La photographie, valeur refuge du marché de l’art : accessible, populaire, et appréciée par les investisseurs, la photographie est une valeur sure. Les incitation fiscales pour soutenir la création ne sont pas étrangères à cet engouement. Hors du sénacle du marché officiel de l’art (qui s’organise autour de quelques instances qui « font » le marché),  la vente des tirages photo dans des galeries-magasins ou sur les sites de vente spécialisés  poursuit sa démocratisation.

Le marché mondial attend le rebond : après une année 2011 chaotique tant les cataclysmes naturels ont désorganisés les approvisionnements, le marché mondial des appareils photo s’est refermé sur une baisse de – 3% (à 140 millions d’appareils photo commercialisés au 31 décembre 2011 selon GfK). Pourtant la croissance annuelle du marché des appareils photo devrait atteindre 2,1 % par an d’ici 2015 selon le cabinet IC Insights.

2012, les pratiques photographiques s’émancipent : media social ubiquitaire d’un côté, moyen d’enregistrement continu du mouvement de l’autre, la photographie pratiquée en 2012 est en rupture avec les usages documentaires et mémoriels qu’on lui connaissait jusqu’à l’aube du XXIème siècle. La connectivité sans fil et la haute resolution temporelle constituent les deux nouvelles frontières des industriels qui doivent penser à contrer l’hégémonie des usages sur smartphones. En attendant une réelle concurrence, cette frénésie d’usages renforce le désir d’unique et de sacré ce qui profite depuis plusieurs années au marché de la photo d’art. Et ce n’est qu’un début…

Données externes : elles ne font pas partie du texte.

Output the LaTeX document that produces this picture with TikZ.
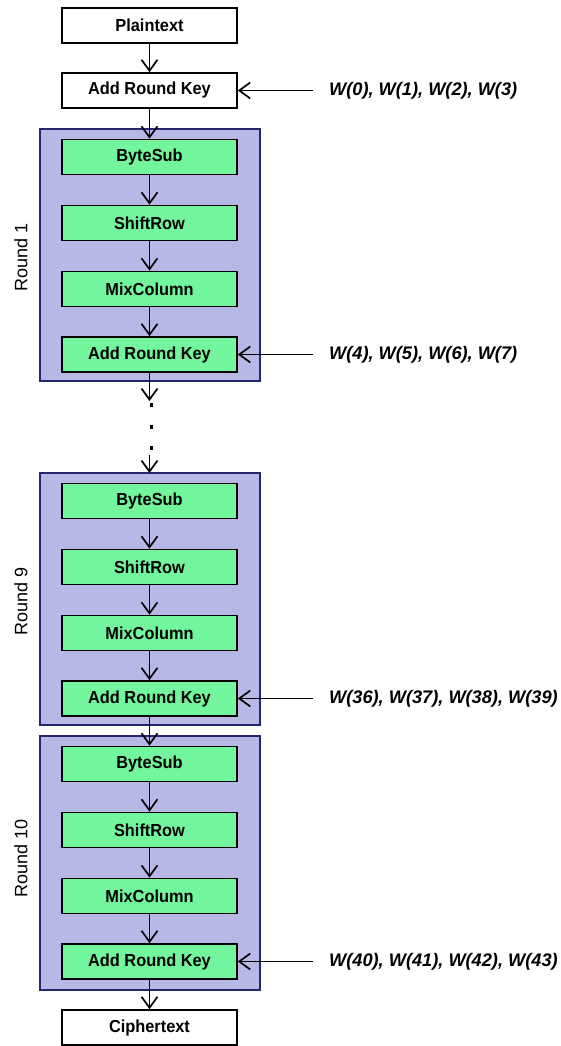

(*) API : Association pour la Promotion de l’Image.  L’observatoire des professions de l’image rend compte de la réalité des usages photographiques et de la consommation grand public de l’année passée afin de mieux tracer les perspectives du marché futur.  Ce travail s’appuie sur les chiffres officiels déclarés par les fabricants aux syndicats qui les représentent, sur les données du baromètre API/Ipsos et sur les nombreuses études publiées par des cabinets d’études tout au long de l’année.